Im Aufzug tippte Gabriel die Nummer von Schließfach # 23756 ein, und der Aufzug brachte sie auf die zweite Ebene.
„Und wie kommen wir rein?“, fragte Mark.
„Auf die altmodische Tour“, grinste Gabriel.
Als sie vor dem Schließfach ankamen, das sich als Tresorraum im Tresorraum herausstellte, starrte Gabriel die Tür einen Augenblick lang an. Er verschwendete jedoch keine Zeit. Mark konnte nur entsetzt zusehen, wie Gabriel etwas, das wie ein Zünder aussah, und anschließend eine Art Kitt aus seiner Umhängetasche zog. Er wickelte den orangefarbenen Kitt aus der Verpackung, auf der mit dicken Lettern Semtex gedruckt stand, und fing an, den „Kitt“ – bei dem es sich um Plastiksprengstoff handelte - um die Tür herum zu verteilen.
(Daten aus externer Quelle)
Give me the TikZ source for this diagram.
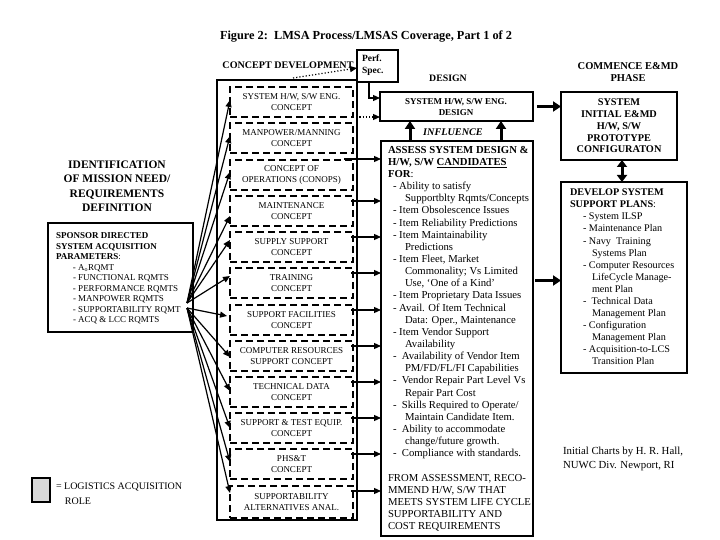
\documentclass[tikz,border=0pt]{standalone}
\usepackage{fontspec}
\setmainfont{Liberation Serif}
\usetikzlibrary{arrows.meta,calc}
\begin{document}
\begin{tikzpicture}[x=1pt,y=-1pt,
  every node/.style={inner sep=0pt,outer sep=0pt},
  box/.style={draw,line width=1.5pt,anchor=north west},
  dbox/.style={draw,line width=1.5pt,dash pattern=on 7pt off 4pt,minimum width=123pt,minimum height=30pt,anchor=north west,align=center,font=\fontsize{9}{11}\selectfont},
  arr/.style={line width=1.2pt,-{Triangle[length=7pt,width=6pt]}},
  thk/.style={line width=3pt,-{Triangle[length=8pt,width=10pt]}},
  lbl/.style={font=\bfseries\fontsize{10.5}{12}\selectfont,align=center}]
\useasboundingbox (0,0) rectangle (720,540);
% title and phase labels
\node[font=\bfseries\fontsize{12.3}{14}\selectfont] (title) at (366,37) {Figure 2:\ \ LMSA Process/LMSAS Coverage, Part 1 of 2};
\node[lbl,font=\bfseries\fontsize{10.1}{12}\selectfont] (cdlbl) at (288,65) {CONCEPT DEVELOPMENT};
\node[lbl,font=\bfseries\fontsize{9.8}{12}\selectfont] (dlbl) at (448,78) {DESIGN};
\node[lbl] (clbl) at (628,72) {COMMENCE E\&MD\\PHASE};
% left side
\node[font=\bfseries\fontsize{11.5}{14.5}\selectfont,align=center] (ident) at (117,186) {IDENTIFICATION\\OF MISSION NEED/\\REQUIREMENTS\\DEFINITION};
\node[box,minimum width=145pt,minimum height=109pt] (spon) at (48,223) {};
\node[anchor=north west,align=left,font=\fontsize{9}{10.5}\selectfont] (spontxt) at (56,233)
 {\textbf{SPONSOR DIRECTED}\\\textbf{SYSTEM ACQUISITION}\\\textbf{PARAMETERS}:\\
  \hspace*{17pt}- A\textsubscript{o}RQMT\\
  \hspace*{17pt}- FUNCTIONAL RQMTS\\
  \hspace*{17pt}- PERFORMANCE RQMTS\\
  \hspace*{17pt}- MANPOWER RQMTS\\
  \hspace*{17pt}- SUPPORTABILITY RQMT\\
  \hspace*{17pt}- ACQ \& LCC RQMTS};
% concept development
\node[box,minimum width=140pt,minimum height=440pt] (cdev) at (217,80) {};
\node[box,minimum width=41pt,minimum height=32pt] (perf) at (357,50) {};
\node[anchor=west,font=\bfseries\fontsize{9.5}{12}\selectfont,align=left] (perftxt) at (362,65) {Perf.\\Spec.};
\node[dbox] (c1) at (230,87) {SYSTEM H/W, S/W ENG.\\CONCEPT};
\node[dbox] (c2) at (230,123) {MANPOWER/MANNING\\CONCEPT};
\node[dbox] (c3) at (230,160) {CONCEPT OF\\OPERATIONS (CONOPS)};
\node[dbox] (c4) at (230,196) {MAINTENANCE\\CONCEPT};
\node[dbox] (c5) at (230,232) {SUPPLY SUPPORT\\CONCEPT};
\node[dbox] (c6) at (230,268) {TRAINING\\CONCEPT};
\node[dbox] (c7) at (230,305) {SUPPORT FACILITIES\\CONCEPT};
\node[dbox] (c8) at (230,341) {COMPUTER RESOURCES\\SUPPORT CONCEPT};
\node[dbox] (c9) at (230,377) {TECHNICAL DATA\\CONCEPT};
\node[dbox] (c10) at (230,413) {SUPPORT \& TEST EQUIP.\\CONCEPT};
\node[dbox] (c11) at (230,449) {PHS\&T\\CONCEPT};
\node[dbox,minimum height=32pt] (c12) at (230,486) {SUPPORTABILITY\\ALTERNATIVES ANAL.};
% design
\node[box,minimum width=153pt,minimum height=29pt] (design) at (380,92) {};
\node[font=\bfseries\fontsize{9}{10.5}\selectfont,align=center] (designtxt) at (456,107) {SYSTEM H/W, S/W ENG.\\DESIGN};
\node[font=\bfseries\itshape\fontsize{10.2}{12}\selectfont] (infl) at (453,132) {INFLUENCE};
\node[box,minimum width=152pt,minimum height=395pt] (cand) at (381,141) {};
\node[anchor=north west,align=left,font=\fontsize{10.7}{12.15}\selectfont] (candtxt) at (388,146)
 {\textbf{ASSESS SYSTEM DESIGN \&}\\
  \textbf{H/W, S/W \underline{CANDIDATES}}\\
  \textbf{FOR}:\\
  \hspace*{5pt}- Ability to satisfy\\
  \hspace*{17pt}Supportblty Rqmts/Concepts\\
  \hspace*{5pt}- Item Obsolescence Issues\\
  \hspace*{5pt}- Item Reliability Predictions\\
  \hspace*{5pt}- Item Maintainability\\
  \hspace*{17pt}Predictions\\
  \hspace*{5pt}- Item Fleet, Market\\
  \hspace*{17pt}Commonality; Vs Limited\\
  \hspace*{17pt}Use, `One of a Kind'\\
  \hspace*{5pt}- Item Proprietary Data Issues\\
  \hspace*{5pt}- Avail. Of Item Technical\\
  \hspace*{17pt}Data: Oper., Maintenance\\
  \hspace*{5pt}- Item Vendor Support\\
  \hspace*{17pt}Availability\\
  \hspace*{5pt}-\ \ Availability of Vendor Item\\
  \hspace*{17pt}PM/FD/FL/FI Capabilities\\
  \hspace*{5pt}-\ \ Vendor Repair Part Level Vs\\
  \hspace*{17pt}Repair Part Cost\\
  \hspace*{5pt}-\ \ Skills Required to Operate/\\
  \hspace*{17pt}Maintain Candidate Item.\\
  \hspace*{5pt}-\ \ Ability to accommodate\\
  \hspace*{17pt}change/future growth.\\
  \hspace*{5pt}-\ \ Compliance with standards.\\[12.15pt]
  FROM ASSESSMENT, RECO-\\
  MMEND H/W, S/W THAT\\
  MEETS SYSTEM LIFE CYCLE\\
  SUPPORTABILITY AND\\
  COST REQUIREMENTS};
% commence E&MD
\node[box,minimum width=116pt,minimum height=68pt] (sysinit) at (561,92) {};
\node[font=\bfseries\fontsize{10.3}{11.8}\selectfont,align=center] (sysinittxt) at (619,126) {SYSTEM\\INITIAL E\&MD\\H/W, S/W\\PROTOTYPE\\CONFIGURATON};
\node[box,minimum width=126pt,minimum height=191pt] (develop) at (561,182) {};
\node[anchor=north west,align=left,font=\fontsize{10.2}{12.07}\selectfont] (devtxt) at (570,189)
 {\textbf{DEVELOP SYSTEM}\\\textbf{SUPPORT PLANS}:\\
  \hspace*{13pt}- System ILSP\\
  \hspace*{13pt}- Maintenance Plan\\
  \hspace*{13pt}- Navy\ \ Training\\
  \hspace*{22pt}Systems Plan\\
  \hspace*{13pt}- Computer Resources\\
  \hspace*{22pt}LifeCycle Manage-\\
  \hspace*{22pt}ment Plan\\
  \hspace*{13pt}-\ \ Technical Data\\
  \hspace*{22pt}Management Plan\\
  \hspace*{13pt}- Configuration\\
  \hspace*{22pt}Management Plan\\
  \hspace*{13pt}- Acquisition-to-LCS\\
  \hspace*{22pt}Transition Plan};
% legend and credit
\node[box,minimum width=18pt,minimum height=24pt,fill=black!15] (leg) at (32,478) {};
\node[anchor=north west,align=left,font=\fontsize{10}{14.5}\selectfont] (legtxt) at (56,483) {= LOGISTICS ACQUISITION\\\hspace*{9pt}ROLE};
\node[anchor=north west,align=left,font=\fontsize{10.8}{14}\selectfont] (credit) at (563,447) {Initial Charts by H. R. Hall,\\NUWC Div. Newport, RI};
% connectors
\coordinate (dp) at (293,78);
\draw[arr,dotted] (dp) -- ($(perf.west)+(0,2)$);
\draw[arr] ($(perf.south west)+(12,0)$) |- ($(design.north west)+(0,6)$);
\draw[arr,dotted] (c1.south east) -- (c1.south east -| design.west);
\coordinate (a3) at ($(c3.north east)+(-9,-1)$);
\draw[arr] (a3) -- (a3 -| cand.west);
\foreach \i in {4,...,12} {
  \coordinate (a\i) at ($(c\i.north east)+(-2,5)$);
  \draw[arr] (a\i) -- (a\i -| cand.west);
}
\coordinate (u1) at ($(cand.north west)+(29,0)$);
\coordinate (u2) at ($(cand.north west)+(120,0)$);
\draw[thk] (u1) -- (u1 |- design.south);
\draw[thk] (u2) -- (u2 |- design.south);
\coordinate (db) at ($(design.east)+(4,0)$);
\draw[thk] (db) -- (db -| sysinit.west);
\coordinate (dc) at ($(cand.east)+(2,-58)$);
\draw[thk] (dc) -- (dc -| develop.west);
\coordinate (da) at ($(sysinit.south)+(3,0)$);
\draw[line width=3pt,{Triangle[length=7pt,width=10pt]}-{Triangle[length=7pt,width=10pt]}] (da) -- (da |- develop.north);
% fan from sponsor box
\coordinate (fu) at (187,303);
\coordinate (fl) at (187,308);
\draw[arr] (fu) -- ($(c1.north west)+(0,13)$);
\draw[arr] (fu) -- ($(c2.north west)+(0,13)$);
\draw[arr] (fu) -- ($(c3.north west)+(0,12)$);
\draw[arr] (fu) -- ($(c4.north west)+(0,20)$);
\draw[arr] (fu) -- ($(c5.north west)+(0,8)$);
\draw[arr] (fu) -- ($(c6.north west)+(0,8)$);
\draw[arr] (fl) -- ($(c7.north west)+(-3,11)$);
\draw[arr] (fl) -- ($(c8.north west)+(0,16)$);
\draw[arr] (fl) -- ($(c9.north west)+(0,14)$);
\draw[arr] (fl) -- ($(c10.north west)+(0,15)$);
\draw[arr] (fl) -- ($(c11.north west)+(0,13)$);
\draw[arr] (fl) -- ($(c12.north west)+(0,7)$);
\end{tikzpicture}
\end{document}
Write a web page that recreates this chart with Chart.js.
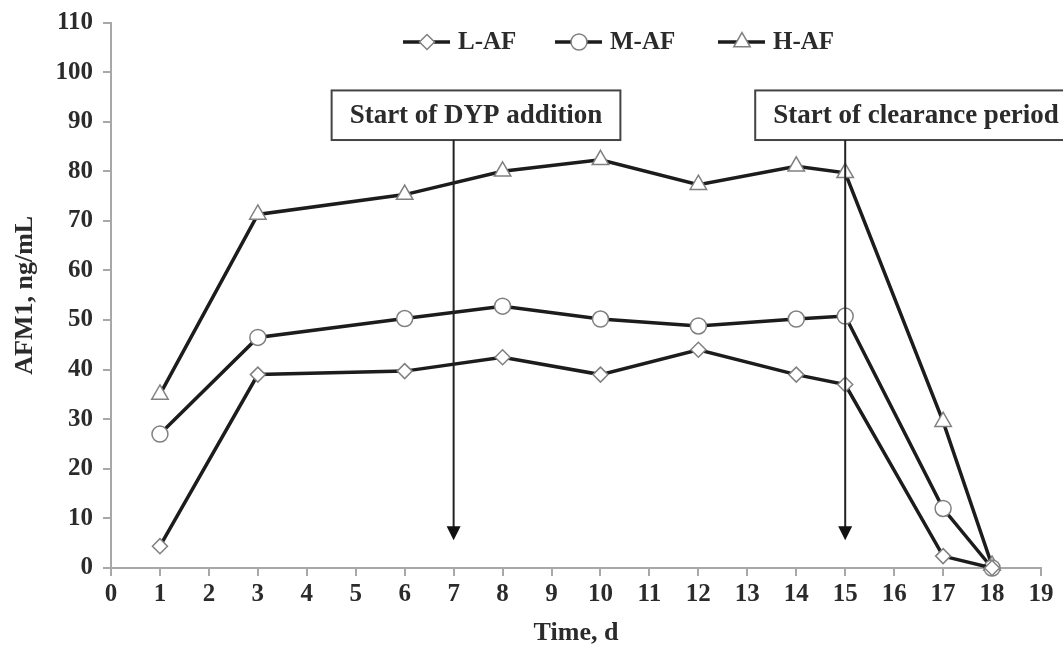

„Man muss immer einen Plan B bereit haben, Lockheed. Immer.“
„Sie wollen das Ding da doch nicht etwa hochjagen, oder?“
„Und ob.“
„Aber was ist mit dem Leichentuch?“
Gabriel hielt inne, richtete sich auf und legte seine Hände auf Marks Schultern.
„Eines sollten Sie sich merken, mein lieber Lockheed. Wenn ich die Trinität nicht haben kann, dann soll sie auch kein anderer bekommen.“
Er brauchte weniger als fünf Minuten, um den Sprengstoff und den Zünder an der Tür zu befestigen und mit dem Aufzug wieder nach unten zu fahren. Als sie auf der unteren Ebene angekommen waren, zog er sein Handy aus der Tasche.
Auch wenn Mark kein sonderlich gläubiger Mensch war, fing er an zu beten.